Lyndhurst is a town in north-east South Australia which is at the crossroads of the Strzelecki Track and the Oodnadatta Track. It began as a railway siding in 1878.

==History==
The original inhabitants of the area were the Aboriginal nation of the Kuyani people.

The town is at the southern end of the Strzelecki Track, whose northern end is at Innamincka. It was once a station on the original train route north known as the Great Northern Railway that was planned to reach Darwin, but only ever made it to Alice Springs. This railway line became known as the Ghan, and the last train ran along it in 1980. The route was always subject to the weather and wash outs, and a more permanent route has been constructed some 200 km to the west, and subsequently extended to Darwin in 2003. 80 km to the north is Marree, a small town that is at the junction of the Oodnadatta and Birdsville Tracks.

Lyndhurst was gazetted as a town in 1896, and initially served as a freight centre for the railways that were connected in 1882. Mount Lyndhurst, 30 km east, was named after the British Lord Chancellor by the government surveyor Samuel Perry.

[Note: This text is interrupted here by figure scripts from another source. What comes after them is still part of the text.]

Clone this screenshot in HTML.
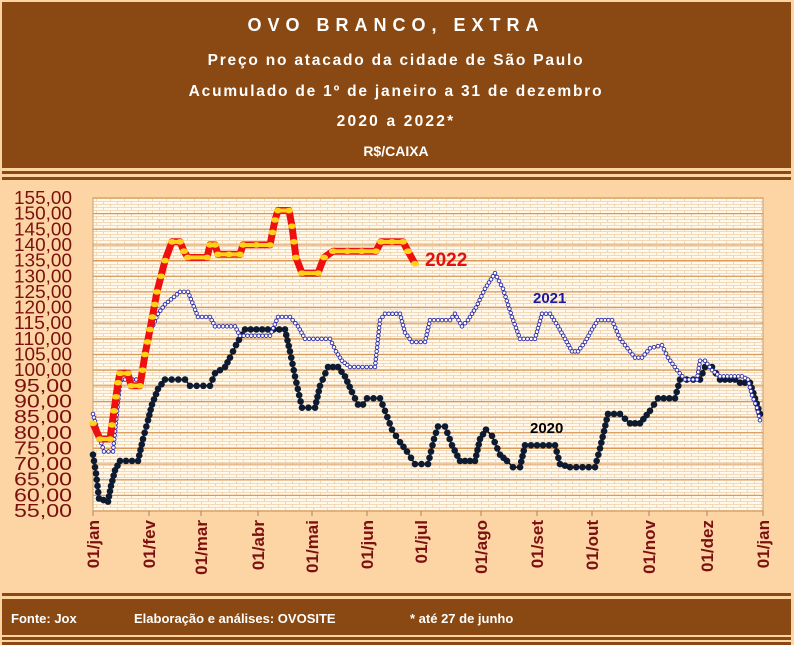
<!DOCTYPE html>
<html><head><meta charset="utf-8"><style>
html,body{margin:0;padding:0}
body{width:794px;height:645px;background:#fff;overflow:hidden;font-family:"Liberation Sans",sans-serif}
</style></head><body>
<svg id="s" width="794" height="645" xmlns="http://www.w3.org/2000/svg" style="position:absolute;left:0;top:0">
<defs>
<pattern id="brick" x="93" y="198" width="14" height="6" patternUnits="userSpaceOnUse">
<rect width="14" height="6" fill="#fff8ec"/>
<path d="M0 0.5H14M0 3.5H14M3.5 0.5V3.5M10.5 3.5V6.5" stroke="#efcfa6" stroke-width="0.8" fill="none"/>
</pattern>
</defs>
<rect x="0" y="0" width="794" height="645" fill="#fdd4a3"/>
<rect x="2" y="2" width="789" height="166" fill="#8a4912"/>
<rect x="2" y="171" width="789" height="3" fill="#8a4912"/>
<rect x="2" y="177" width="789" height="3" fill="#8a4912"/>
<rect x="2" y="593" width="789" height="3" fill="#8a4912"/>
<rect x="2" y="599" width="789" height="36" fill="#8a4912"/>
<rect x="2" y="637" width="789" height="3" fill="#8a4912"/>
<rect x="2" y="642" width="789" height="3" fill="#8a4912"/>
<g fill="#fff" font-weight="bold" text-anchor="middle" font-family="Liberation Sans,sans-serif">
<text x="396" y="31" font-size="18" letter-spacing="6">OVO BRANCO, EXTRA</text>
<text x="396" y="65" font-size="15.5" letter-spacing="1.8">Preço no atacado da cidade de São Paulo</text>
<text x="396" y="96" font-size="15.5" letter-spacing="1.8">Acumulado de 1º de janeiro a 31 de dezembro</text>
<text x="396" y="126" font-size="15.5" letter-spacing="2.2">2020 a 2022*</text>
<text x="396" y="156" font-size="14">R$/CAIXA</text>
</g>
<rect x="93" y="198" width="670" height="313" fill="url(#brick)" stroke="#c8a070" stroke-width="1"/>
<g id="grid"></g>
<g id="ylab" fill="#7a1010" font-size="18" text-anchor="end" font-family="Liberation Sans,sans-serif"></g>
<g id="xlab" fill="#7a1010" font-size="17" font-weight="bold" text-anchor="end" font-family="Liberation Sans,sans-serif"></g>
<g id="series"></g>
<text x="425" y="266" fill="#e41010" font-size="19" font-weight="bold">2022</text>
<text x="533" y="303" fill="#1a1aa0" font-size="15" font-weight="bold">2021</text>
<text x="530" y="433" fill="#000" font-size="15" font-weight="bold">2020</text>
<g fill="#fff" font-size="13" font-weight="bold" font-family="Liberation Sans,sans-serif">
<text x="11" y="623">Fonte: Jox</text>
<text x="134" y="623">Elaboração e  análises: OVOSITE</text>
<text x="410" y="623">* até 27 de junho</text>
</g>
</svg>
<script>
var NS="http://www.w3.org/2000/svg";
function el(t,a,p){var e=document.createElementNS(NS,t);for(var k in a)e.setAttribute(k,a[k]);(p||document.getElementById("series")).appendChild(e);return e;}
function Y(v){return 511-(v-55)*3.13;}
var g=document.getElementById("grid"),yl=document.getElementById("ylab"),xl=document.getElementById("xlab");
for(var v=55;v<=155;v+=5){
 el("line",{x1:93,x2:763,y1:Y(v),y2:Y(v),stroke:"#d99a58","stroke-width":1.2},g);
 var t=el("text",{x:72,y:Y(v)+6,textLength:58,lengthAdjust:"spacingAndGlyphs"},yl);t.textContent=v+",00";
}
var mx=[93,149,201,258,312,367,421,481,537,592,649,707,763];
var mn=["jan","fev","mar","abr","mai","jun","jul","ago","set","out","nov","dez","jan"];
for(var i=0;i<mx.length;i++){
 el("line",{x1:mx[i],x2:mx[i],y1:511,y2:516,stroke:"#b08060"},g);
 var t=el("text",{x:0,y:0,transform:"translate("+(mx[i]+6)+",520) rotate(-90)"},xl);t.textContent="01/"+mn[i];
}
function steps(a){return a.map(function(q){return [q[0],Y(q[1])];});}
function dense(p,s){var o=[];for(var i=0;i<p.length-1;i++){var dx=p[i+1][0]-p[i][0],dy=p[i+1][1]-p[i][1];var n=Math.max(1,Math.round(Math.hypot(dx,dy)/s));for(var k=0;k<n;k++)o.push([p[i][0]+dx*k/n,p[i][1]+dy*k/n]);}o.push(p[p.length-1]);return o;}
var d22=[[93,83],[100,78],[110,78],[118,96],[120,99],[128,99],[131,95],[140,95],[145,105],[150,113],[157,125],[165,135],[172,141],[180,141],[184,138],[188,136],[207,136],[210,140],[215,140],[218,137],[240,137],[243,140],[270,140],[275,148],[278,151],[289,151],[292,146],[296,136],[302,131],[318,131],[324,136],[333,138],[376,138],[381,141],[403,141],[408,138],[415,134]];
var d21=[[93,86],[100,78],[104,74],[113,74],[120,96],[125,97],[140,97],[150,112],[158,118],[165,121],[180,125],[188,125],[198,117],[210,117],[215,114],[235,114],[240,111],[270,111],[278,117],[290,117],[298,114],[305,110],[330,110],[336,106],[342,103],[350,101],[375,101],[380,116],[385,118],[400,118],[405,112],[412,109],[425,109],[430,116],[450,116],[455,118],[462,114],[468,116],[476,120],[485,126],[495,131],[503,126],[512,117],[520,110],[535,110],[542,118],[550,118],[558,114],[565,110],[572,106],[578,106],[585,109],[592,113],[598,116],[612,116],[620,110],[630,106],[635,104],[642,104],[650,107],[662,108],[668,104],[677,100],[685,97],[697,97],[700,103],[705,103],[712,100],[720,98],[742,98],[748,97],[752,92],[757,88],[760,84]];
var d20=[[93,73],[96,67],[99,59],[108,58],[111,63],[115,68],[120,71],[138,71],[143,78],[148,84],[152,89],[158,94],[165,97],[185,97],[190,95],[210,95],[215,99],[225,101],[230,104],[236,108],[245,113],[285,113],[290,106],[295,98],[302,88],[315,88],[320,95],[328,101],[338,101],[345,98],[352,93],[358,89],[363,89],[367,91],[380,91],[385,87],[392,81],[400,77],[407,74],[415,70],[428,70],[434,78],[438,82],[445,82],[452,76],[460,71],[475,71],[480,78],[486,81],[492,79],[500,73],[507,71],[513,69],[520,69],[525,76],[555,76],[560,70],[570,69],[595,69],[600,75],[608,86],[620,86],[630,83],[640,83],[650,87],[658,91],[675,91],[680,97],[700,97],[705,101],[712,101],[720,97],[735,97],[740,96],[750,96],[755,91],[760,86]];
function pts(p){return p.map(function(q){return q[0].toFixed(1)+","+q[1].toFixed(1)}).join(" ");}
var p20=steps(d20),p21=steps(d21),p22=steps(d22);
el("polyline",{points:pts(p20),fill:"none",stroke:"#000","stroke-width":1.5});
dense(p20,6).forEach(function(q){el("circle",{cx:q[0],cy:q[1],r:3.3,fill:"#0d1a30"});});
el("polyline",{points:pts(p21),fill:"none",stroke:"#1a1aa0","stroke-width":1.2});
dense(p21,4).forEach(function(q){el("circle",{cx:q[0],cy:q[1],r:1.8,fill:"#fff",stroke:"#2a2aa8","stroke-width":0.9});});
el("polyline",{points:pts(p22),fill:"none",stroke:"#ee1010","stroke-width":7,"stroke-linejoin":"round"});
for(var i=0;i<p22.length-1;i++){var a=p22[i],b=p22[i+1];if(Math.abs(a[1]-b[1])<1){el("line",{x1:a[0]+2,y1:a[1],x2:b[0]-2,y2:b[1],stroke:"#ffd21a","stroke-width":4,"stroke-linecap":"round"});}}
dense(p22,14).forEach(function(q){el("ellipse",{cx:q[0],cy:q[1],rx:4,ry:2.8,fill:"#ffd21a"});});
</script>
</body></html>
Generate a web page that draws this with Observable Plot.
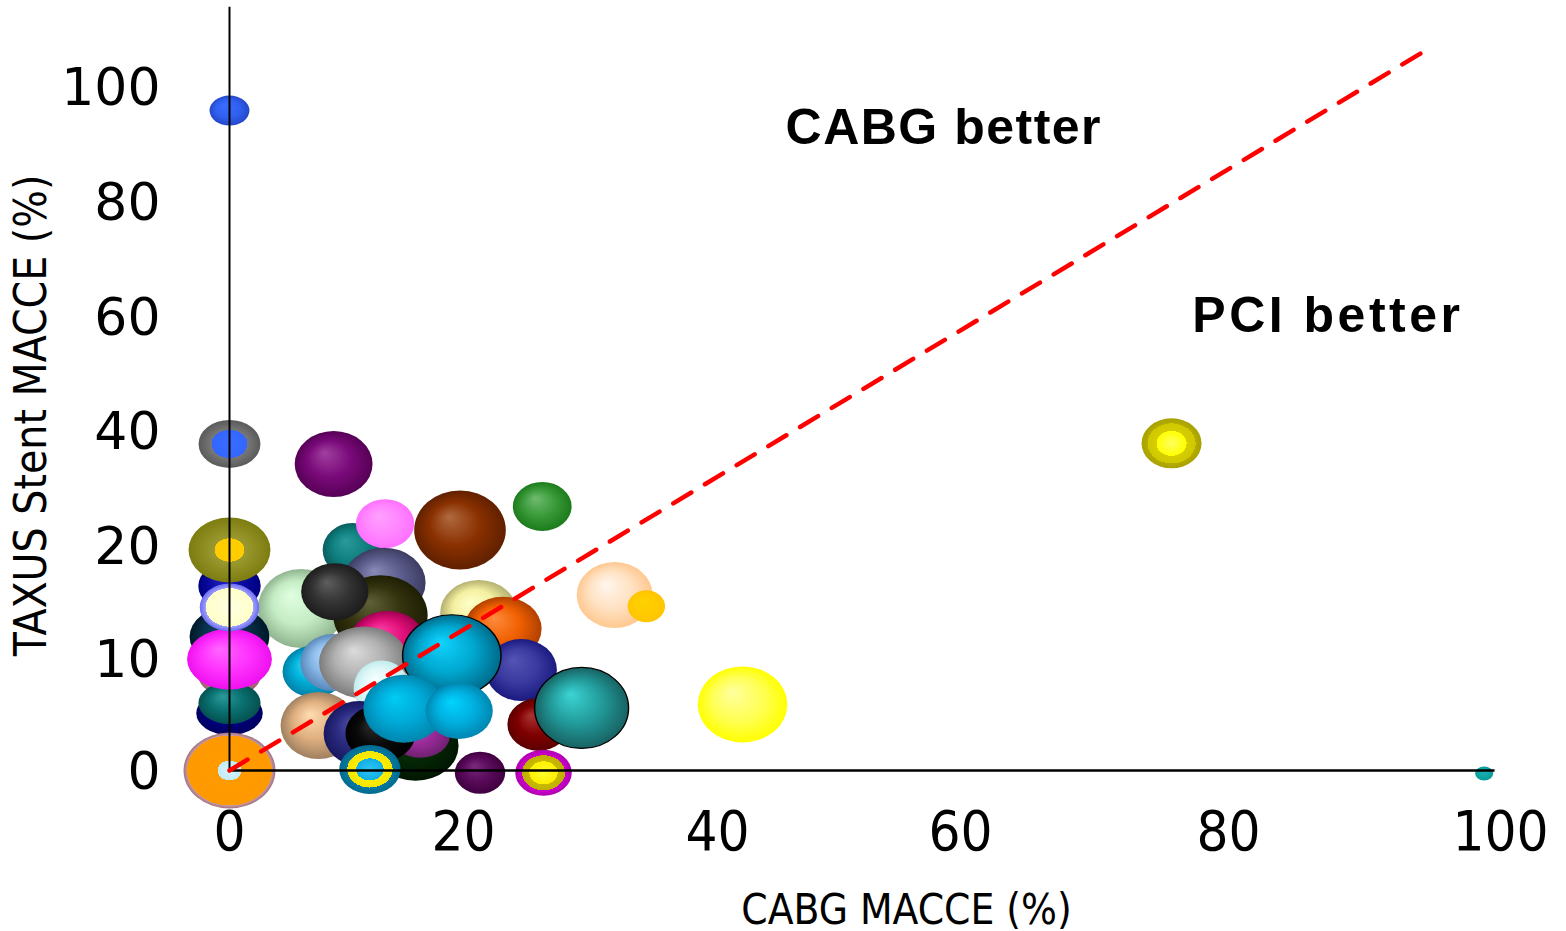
<!DOCTYPE html>
<html>
<head>
<meta charset="utf-8">
<script src="https://cdn.jsdelivr.net/npm/d3@7"></script>
<script src="https://cdn.jsdelivr.net/npm/@observablehq/plot@0.6"></script>
<style>
  html, body { margin: 0; padding: 0; background: #fff; }
  #chart svg { display: block; max-width: none; }
  svg [font-family*="Condensed"] { font-stretch: condensed; }
</style>
</head>
<body>
<div id="chart"></div>
<script>
// ---------- data ----------
// CABG MACCE (%) per study arm
const cabgMacce = [
  10.5, 13.3, 13.2, 6.1, 12.9, 9.0, 8.9, 19.7, 26.2, 21.2,
  23.1, 13.5, 7.2, 8.8, 11.5, 24.55, 19.0, 13.0, 7.6, 15.9,
  16.3, 11.1, 12.9, 14.9, 19.63, 25.9, 29.3, 12.0, 21.3, 26.3,
  31.9, 34.4, 42.06, 75.75, 98.8, 0, 0, 0, 0, 0,
  0, 0, 0, 0, 0, 0
];
// TAXUS Stent MACCE (%)
const taxusMacce = [
  19.6, 23.8, 16.7, 14.4, 13.8, 15.9, 34.2, 22.7, 26.8, 14.0,
  12.6, 11.6, 8.8, 9.6, 9.6, 8.93, 10.2, 7.3, 4.0, 2.2,
  3.1, 3.3, 3.3, 5.5, 5.29, 4.1, 5.56, 0.1, -0.2, -0.2,
  15.6, 14.6, 5.87, 37.8, -0.27, 95.8, 37.7, 5.1, 8.4, 6.0,
  11.9, 16.4, 9.9, 14.5, 19.6, 0
];
// relative bubble size (arbitrary units)
const bubbleSize = [
  54, 49, 70, 79, 80, 57, 66, 79, 49, 66,
  64, 58, 52, 57, 72, 62, 82, 56, 67, 70,
  44, 65, 57, 68, 56, 53, 81, 49, 42, 46,
  66, 32, 76, 50, 14, 30, 48, 44, 40, 42,
  60, 48, 61, 48, 65, 76
];
const xTicks = [0, 20, 40, 60, 80, 100];
const yTicks = [0, 10, 20, 40, 60, 80, 100];
const annotationText = ["CABG better", "PCI better"];
const annotationX = [45.6, 77.3];
const annotationY = [90.0, 57.2];
const diagonalX = [0, 94.5];
const diagonalY = [0, 106.3];
const axisTop = 113.8;
const axisRight = 99.6;

// ---------- styles ----------
const bubbleAspect = [
  1.1, 1.19, 1.19, 1.09, 1.18, 1.18, 1.18, 1.16, 1.2, 1.17,
  1.21, 1.28, 1.2, 1.13, 1.25, 1.15, 1.2, 1.0, 1.13, 1.23,
  1.35, 1.1, 1.23, 1.19, 1.2, 1.17, 1.16, 1.25, 1.2, 1.23,
  1.15, 1.17, 1.18, 1.2, 1.29, 1.33, 1.29, 1.51, 1.55, 1.48,
  1.33, 1.3, 1.39, 1.24, 1.26, 1.21
];
const sh = (l, m, d) => ({focal: true, stops: [[0, l], [0.55, m], [1, d]]});
const ring = (stops) => ({focal: false, stops});
const bubbleStops = [
  sh("#2a9a9a", "#108080", "#0a5e5e"),
  sh("#ffa0ff", "#ff88ff", "#ff70ff"),
  sh("#8a8ab8", "#5c5c8c", "#3c3c62"),
  sh("#e0ffe0", "#c4ecc4", "#8fb48f"),
  sh("#606038", "#34340f", "#1e1e04"),
  sh("#5e5e5e", "#333333", "#1c1c1c"),
  sh("#a040a0", "#7a0a7a", "#560056"),
  sh("#b06a40", "#8a3000", "#602000"),
  sh("#70bc70", "#3a9a3a", "#1c7c1c"),
  sh("#ffffc8", "#f4f0a0", "#b4b070"),
  sh("#ff8c40", "#f06000", "#b04000"),
  sh("#ff40a8", "#e0107a", "#a00050"),
  sh("#40dcff", "#00b0d8", "#0080a8"),
  sh("#b8dcff", "#88b8e8", "#5a88b8"),
  sh("#dcdcdc", "#b0b0b0", "#7c7c7c"),
  sh("#5454b4", "#3a3aa0", "#1a1a80"),
  sh("#10d4ff", "#00a8d0", "#006a8a"),
  sh("#f4ffff", "#e0f8f8", "#c0ecec"),
  sh("#ffdcb0", "#e0b080", "#a08060"),
  sh("#0c3c0c", "#052805", "#021602"),
  sh("#b848b8", "#9a2a9a", "#702070"),
  sh("#4c4ca4", "#2a2a80", "#181860"),
  sh("#303030", "#0a0a0a", "#000000"),
  sh("#00ccf4", "#00aad8", "#0086ae"),
  sh("#00d4ff", "#00b0e0", "#0086b0"),
  sh("#a83434", "#800000", "#5c0000"),
  sh("#3cd4d4", "#229a9a", "#186262"),
  ring([[0, "#30c4f4"], [0.45, "#10aee4"], [0.45, "#ffee00"], [0.74, "#f4e400"], [0.74, "#0a7aa0"], [1, "#006a90"]]),
  sh("#7a2a7a", "#5a0a5a", "#400040"),
  ring([[0, "#ffff30"], [0.5, "#ffee00"], [0.5, "#c8ba00"], [0.76, "#bfb000"], [0.76, "#cc00cc"], [1, "#b000b0"]]),
  {focal: true, stops: [[0, "#fff6ec"], [0.55, "#ffe2c4"], [1, "#ffc890"]]},
  sh("#ffd000", "#ffcc00", "#ffc400"),
  {focal: true, stops: [[0, "#ffffa0"], [0.6, "#ffff50"], [1, "#ffff00"]]},
  ring([[0, "#ffff60"], [0.5, "#ffff00"], [0.5, "#d6ce00"], [0.8, "#d0c800"], [0.8, "#b4ac00"], [1, "#a8a000"]]),
  sh("#20b4b4", "#10a8a8", "#0a9a9a"),
  {focal: true, stops: [[0, "#3a6cff"], [0.6, "#3060f0"], [1, "#2448c8"]]},
  ring([[0, "#3a6cff"], [0.58, "#3366ff"], [0.58, "#787878"], [0.8, "#686868"], [1, "#5a5a5a"]]),
  sh("#1414a4", "#000080", "#000060"),
  sh("#d498a8", "#c08090", "#a06070"),
  sh("#2a9a9a", "#0a7070", "#055050"),
  sh("#0c4464", "#08304a", "#001828"),
  sh("#2424c4", "#0a0aa0", "#000080"),
  sh("#ff66ff", "#ff33ff", "#ee10ee"),
  ring([[0, "#ffffe4"], [0.8, "#ffffc8"], [0.8, "#a0a0ff"], [1, "#6a6af0"]]),
  ring([[0, "#ffd000"], [0.36, "#ffcc00"], [0.36, "#9a9a30"], [1, "#7c7c10"]]),
  ring([[0, "#d8f4ff"], [0.26, "#c0ecf8"], [0.26, "#ff9a00"], [0.92, "#ff9900"], [0.92, "#c89aa0"], [1, "#a07080"]])
];
const outlinedBubbles = [16, 26];

const bubbles = cabgMacce.map((x, i) => ({
  x, y: taxusMacce[i], size: bubbleSize[i],
  fill: `url(#bubble-grad-${i})`,
  stroke: outlinedBubbles.includes(i) ? "#000" : "none"
}));

function gradientDefs() {
  const defs = d3.create("svg:defs");
  bubbleStops.forEach((g, i) => {
    const rg = defs.append("radialGradient")
      .attr("id", `bubble-grad-${i}`)
      .attr("cx", 0.5).attr("cy", 0.5).attr("r", 0.5);
    if (g.focal) rg.attr("fx", 0.38).attr("fy", 0.33);
    g.stops.forEach(([o, c]) => rg.append("stop").attr("offset", o).attr("stop-color", c));
  });
  return defs.node();
}

const condensed = "'DejaVu Sans Condensed', 'DejaVu Sans', sans-serif";

const chart = Plot.plot({
  width: 1566,
  height: 931,
  marginLeft: 250,
  marginRight: 4,
  marginTop: 60,
  marginBottom: 161,
  style: {background: "#fff", overflow: "visible"},
  x: {type: "linear", domain: xTicks, range: [229, 463, 717, 960, 1228, 1500]},
  y: {type: "linear", domain: [0, 20, 100], range: [770, 545, 86]},
  r: {type: "linear", domain: [0, 100], range: [0, 50]},
  color: {type: "identity"},
  marks: [
    gradientDefs,
    Plot.dot(bubbles, {
      x: "x", y: "y", r: "size", fill: "fill", stroke: "stroke", strokeWidth: 1.2, sort: null
    }),
    Plot.ruleX([0], {y1: 0, y2: axisTop, stroke: "#000", strokeWidth: 2}),
    Plot.ruleY([0], {x1: 0, x2: axisRight, stroke: "#000", strokeWidth: 2.5}),
    Plot.line(diagonalX.map((x, i) => [x, diagonalY[i]]), {
      stroke: "#ff0000", strokeWidth: 4.5, strokeDasharray: "21 16"
    }),
    Plot.text(annotationText, {
      x: (d, i) => annotationX[i], y: (d, i) => annotationY[i], text: d => d,
      textAnchor: "start", lineAnchor: "bottom",
      fontSize: 50, fontWeight: "bold", fontFamily: "'Liberation Sans', Arial, sans-serif", fill: "#000"
    }),
    Plot.axisY(yTicks, {
      anchor: "left", tickSize: 0, tickPadding: 90, dy: 2, fontSize: 52,
      fontFamily: "'DejaVu Sans', sans-serif", label: null, fill: "#000"
    }),
    Plot.axisY([], {
      anchor: "left", tickSize: 0, label: "TAXUS Stent MACCE (%)", labelAnchor: "center",
      labelOffset: 236, labelArrow: "none", fontSize: 44, fontFamily: condensed, fill: "#000"
    }),
    Plot.axisX(xTicks, {
      anchor: "bottom", tickSize: 0, tickPadding: 40, fontSize: 56,
      fontFamily: condensed, label: null, fill: "#000"
    }),
    Plot.axisX([], {
      anchor: "bottom", tickSize: 0, label: "CABG MACCE (%)", labelAnchor: "center",
      labelOffset: 153, labelArrow: "none", fontSize: 42, fontFamily: condensed, fill: "#000"
    })
  ]
});

// make the bubbles elliptical (each circle is bound to its data index)
chart.querySelectorAll("circle").forEach(c => {
  const i = c.__data__;
  if (typeof i !== "number") return;
  const a = bubbleAspect[i];
  const cx = +c.getAttribute("cx"), cy = +c.getAttribute("cy");
  c.setAttribute("transform", `translate(${cx} ${cy}) scale(${a} 1) translate(${-cx} ${-cy})`);
});
// letter spacing for the annotations
chart.querySelectorAll("text").forEach(t => {
  if (t.textContent === "CABG better") t.setAttribute("letter-spacing", "1.5");
  if (t.textContent === "PCI better") t.setAttribute("letter-spacing", "3.5");
});

document.getElementById("chart").appendChild(chart);
</script>
</body>
</html>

In the 1860s, Thomas Elder took up vast areas in the northern Flinders Ranges region and called the property Mount Lyndhurst.

==Visitor attractions==
- Ochre Cliffs, approximately 2 km north of the town, is the site of an aboriginal mine that provided colours to be used in dyes and paints.
- Murtee Johnny's grave – he was the last full blood Yantruwanta/Yandruwandha Aboriginal man. He was born c.1888 and died in Adelaide in 1979. He was an accomplished stockman, working on the Mount Hopeless in the Flinders Ranges.
- Mount Lyndhurst Important Bird Area, lying about 30 km east of the town on Mount Lyndhurst Station, is a well-known birdwatching site for chestnut-breasted whitefaces.
- Talc Alf, the Talc Mine, and Alf's art.

==Notable people==
- "Dollar Mick" Smith (died 1969), an Aboriginal stockman who taught R. M. Williams his leatherwork skills when he set up his first factory at Nepabunna in 1932, leading to the establishment of the highly successful RM Williams Company, which still produces a distinctive style of boot today.